Leaving the prison and going to the gallery space—there was an incredible divide between those two spaces. The ignorance at the gallery around the fact that, here we are working on a project that was about who’s being left out, and we’re not even engaging with the material reality of that. My problems were more on an emotional level. I felt incredible discomfort. I remember distinctly that we were given access to the federal penitentiary which was highly unusual, and we’d go in there, it’d be this very elaborate process to get in there, and we brought these boxes, these cardboard boxes, and we would put different liquids on the inside and there was a hole on the top and we asked the participants who were prisoners to be blindfolded and to put their hand inside of the box. It kind of makes me breathless to think about it right now, because they were prisoners, and we were blindfolding them. It was such raw ignorance on our part about what risk could have been involved in that for them.

There was this one guy who stuck his hand into what was chocolate pudding, and he kind of yanked his hand out and told us this story about having had a job cleaning out porta-potties and falling into this big vat of the waste. He was sort of tearing up as he was telling us this.
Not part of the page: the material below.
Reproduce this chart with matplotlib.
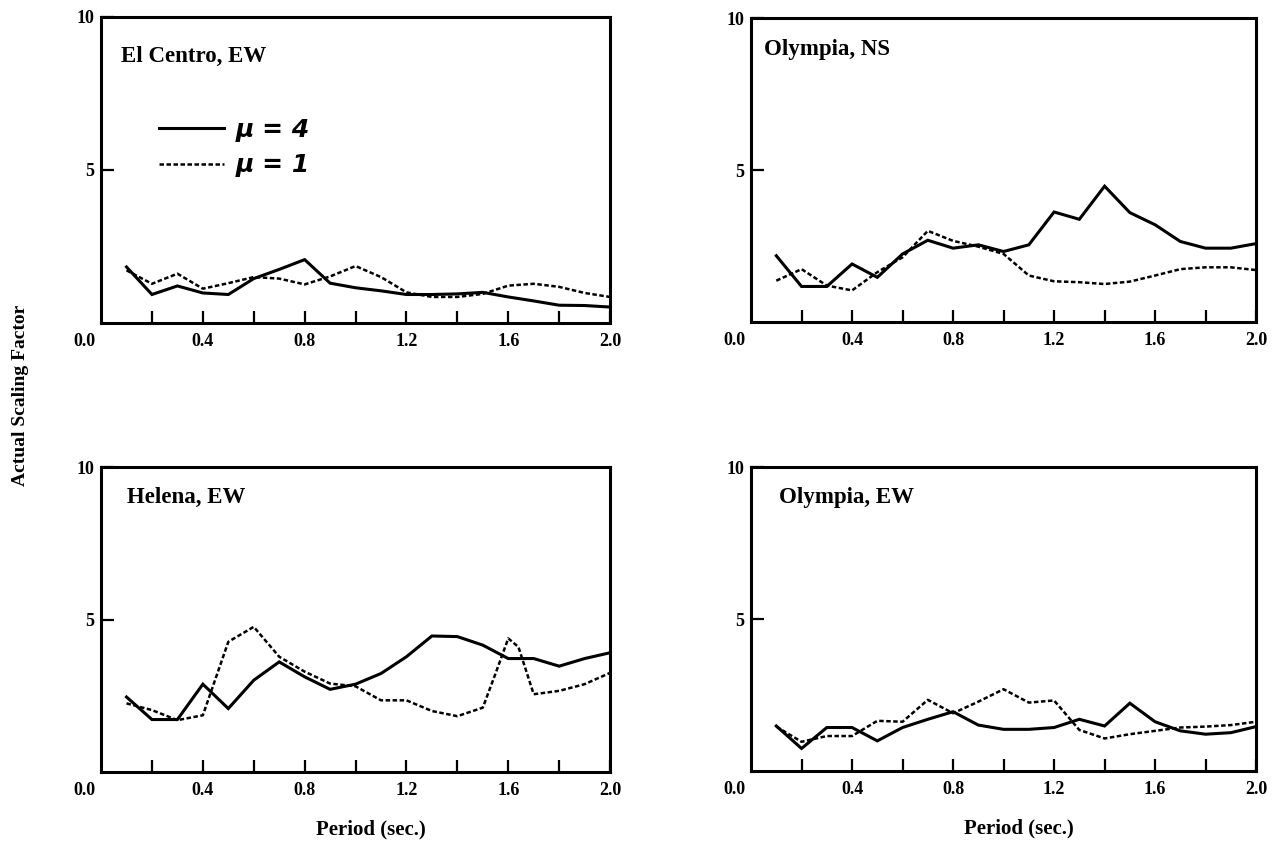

It was really only years later that it struck me how incredibly irresponsible an act it was to go in there, in an environment that’s stripped of texture, and stripped of smell, and stripped of human contact, and to give him something like that. And then there’s no space for him to have his feelings, you know it was just like we left.

At that moment, I had this sort of undeveloped feeling of like, Wow, I’m an asshole. It just felt wrong. I think I chickened out in a lot of ways. I walked away from it, ‘cause I was like, I don’t know how to do that in a way that I can feel OK about.

I never actually ended up doing anything in Chicago around public art making [laughs]. I wanted to somehow figure out how people were making art of politics and politics of art and I had no idea how to do that and the project in Atlanta seemed like a good chance to do that. And then the experience was so intense, and in a lot of ways didn’t square with my own politics, that I came back to Chicago and went back to secretarial work and never got involved with community-based artwork again [laughs].